# World War II costume



## DeadTed (Aug 12, 2007)

I have Christmas party for work in mid December. It's a "Decades" party from the 1940's-present (representing how long our company has been around).

There's going to be a butt load of 70's costumes and a lot of girls dressed in the 50's, I'm sure... that's just the way I picture it. So, I want to be different and dress as a United States World War II soldier and my wife is going to be a nurse.

I need some help finding a costume for, either, rent or purchase. Anyone have some insight?
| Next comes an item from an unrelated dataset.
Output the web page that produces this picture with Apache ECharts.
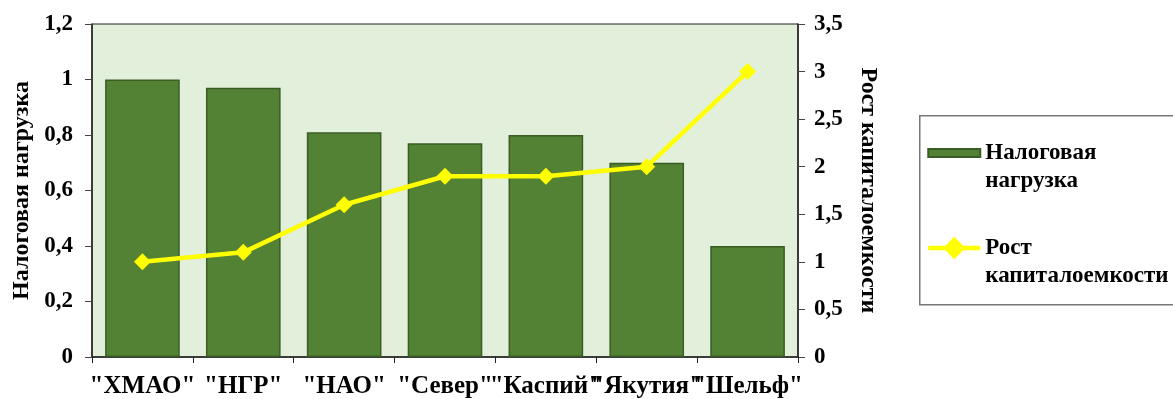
<!DOCTYPE html>
<html>
<head>
<meta charset="utf-8">
<script src="https://cdn.jsdelivr.net/npm/echarts@6/dist/echarts.min.js"></script>
<style>
  html, body { margin: 0; padding: 0; background: #ffffff; }
  #chart { width: 1173px; height: 399px; }
</style>
</head>
<body>
<div id="chart"></div>
<script>
// Regions
const categories = ['"ХМАО"', '"НГР"', '"НАО"', '"Север"', '"Каспий"', '"Якутия"', '"Шельф"'];
// Tax burden (left axis)
const taxLoad = [1.0, 0.97, 0.81, 0.77, 0.80, 0.70, 0.40];
// Capital intensity growth (right axis)
const capGrowth = [1.0, 1.1, 1.6, 1.9, 1.9, 2.0, 3.0];

const seriesNames = ['Налоговая нагрузка', 'Рост капиталоемкости'];
// Leading blank line keeps the first text line level with the legend icon
const legendLabels = {
  'Налоговая нагрузка': '\nНалоговая\nнагрузка',
  'Рост капиталоемкости': '\nРост\nкапиталоемкости'
};

const FONT = '"Liberation Serif", "Times New Roman", serif';
const comma = v => String(v).replace('.', ',');

const chart = echarts.init(document.getElementById('chart'), null, { renderer: 'canvas' });

chart.setOption({
  animation: false,
  textStyle: { fontFamily: FONT },
  grid: {
    left: 92, right: 375, top: 24, bottom: 42,
    show: true,
    backgroundColor: '#e2efda',
    borderColor: '#222',
    borderWidth: 1
  },
  graphic: [{
    type: 'rect',
    left: 919, top: 115,
    shape: { width: 300, height: 189 },
    style: { fill: '#ffffff', stroke: '#777777', lineWidth: 1.5 },
    z: -1
  }],
  legend: {
    orient: 'vertical',
    left: 926, top: 111,
    padding: 0,
    itemWidth: 52, itemHeight: 28,
    itemGap: 11,
    itemTextGap: 6,
    data: [{
      name: seriesNames[0],
      // flat bar swatch inside a taller icon box
      icon: 'path://M0,0M0,28M0,10h52v8h-52z'
    }, {
      name: seriesNames[1]
    }],
    formatter: name => legendLabels[name],
    lineStyle: { width: 4.5 },
    textStyle: {
      fontFamily: FONT, fontWeight: 'bold', fontSize: 23, color: '#000',
      lineHeight: 28
    }
  },
  xAxis: {
    type: 'category',
    data: categories,
    axisLine: { lineStyle: { color: '#222', width: 1.5 } },
    axisTick: { show: true, alignWithLabel: false, length: 6, lineStyle: { color: '#222' } },
    axisLabel: {
      interval: 0, margin: 17,
      fontFamily: FONT, fontWeight: 'bold', fontSize: 25, color: '#000'
    }
  },
  yAxis: [{
    type: 'value',
    min: 0, max: 1.2, interval: 0.2,
    name: 'Налоговая нагрузка',
    nameLocation: 'middle',
    nameGap: 58,
    nameTextStyle: { fontFamily: FONT, fontWeight: 'bold', fontSize: 24, color: '#000' },
    splitLine: { show: false },
    axisLine: { show: true, lineStyle: { color: '#222', width: 1.5 } },
    axisTick: { show: true, inside: false, length: 7, lineStyle: { color: '#444' } },
    axisLabel: {
      margin: 19,
      fontFamily: FONT, fontWeight: 'bold', fontSize: 23, color: '#000',
      formatter: v => comma(+v.toFixed(1))
    }
  }, {
    type: 'value',
    position: 'right',
    min: 0, max: 3.5, interval: 0.5,
    name: 'Рост капиталоемкости',
    nameLocation: 'middle',
    nameRotate: -90,
    nameGap: 58,
    nameTextStyle: { fontFamily: FONT, fontWeight: 'bold', fontSize: 24, color: '#000' },
    splitLine: { show: false },
    axisLine: { show: true, lineStyle: { color: '#222', width: 1.5 } },
    axisTick: { show: true, length: 7, lineStyle: { color: '#444' } },
    axisLabel: {
      margin: 16,
      fontFamily: FONT, fontWeight: 'bold', fontSize: 23, color: '#000',
      formatter: v => comma(+v.toFixed(1))
    }
  }],
  series: [{
    name: seriesNames[0],
    type: 'bar',
    yAxisIndex: 0,
    data: taxLoad,
    barWidth: '74%',
    itemStyle: { color: '#548235', borderColor: '#3a5d25', borderWidth: 1.5 }
  }, {
    name: seriesNames[1],
    type: 'line',
    yAxisIndex: 1,
    data: capGrowth,
    symbol: 'diamond',
    symbolSize: 17,
    lineStyle: { color: '#ffff00', width: 4.5 },
    itemStyle: { color: '#ffff00' }
  }]
});
</script>
</body>
</html>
I haven't settled on what branch of service or anything, but I'd probably be most comfortable with a _Saving Private Ryan_ style - I think that's Army infantry uniform -- helmet, boots, etc - not dress. A pilots uni is okay as well.

Thanks!


----------



## IshWitch (May 19, 2006)

You may have to mix and match, but this site should get you about as close as possible without seeing a recruiter!
  

http://www.sportsmansguide.com/net/browse/browse.aspx?c=2&s=304

There are a lot of pages but it is worth the time!


----------



## Muffy (Sep 25, 2006)

Hey Deadted,

Not sure if we can be any help but Hubby has just started buying World War II pieces to get ready to be active in a re-enactment group. I will talk to him & see what he has to say....I'll get it posted on here tomorrow night!

The Muffster


----------



## DeadTed (Aug 12, 2007)

Thanks to both of you!


----------



## IshWitch (May 19, 2006)

Glad to help!

http://www.sportsmansguide.com/net/cb/cb.aspx?a=235053

Here are WWII boots.


----------



## Muffy (Sep 25, 2006)

DeadTed this is Carolinastorm Muffys husband.Hate to tell you but to get a WW2 uniform your going to have to drop more money than you want to.How ever I will give you some links where you can get every thing you need http://www.wwiiimpressions.com/ http://www.whatpriceglory.com/http:...com./index.htmlhttp://www.atthefront.com/Plus there is always E Bay under collectables ww2 1939 to 1946 or somethong like that.Well any way good luck finding what you need.Frist if you have a local costume shopwhere they rent costumes you might find some thing


----------



## CaptnJackSparrow (Jul 5, 2007)

Costume rental!!! Shuddnt be more than $50. Every Spring I rent a full Army Air Corp uniform for our Confederate(Commerative) Air Force Night In The 40's Dance from the costume shop here in Phoenix. Everything, including pins.. $50.. They also have Navy, Marine and Air Force uniforms. A few years ago a couple guys won First Place in the costume contest, coming in muddy fatigues, back packs, helmets, rifles, carrying a home-made(but very, very real looking) 50 cal. machine gun and tripod.. The female first place winner came as Betty Grable in her famous blue swim suit.. Yep, costume rental is the best, fastest place for WW2 clothing. Or find a retirement community yard sale..


----------



## DeadTed (Aug 12, 2007)

That's what I'm looking for right now. After following some of the links posted - it's too much to buy. I'm just trying to find one I can agree on.


----------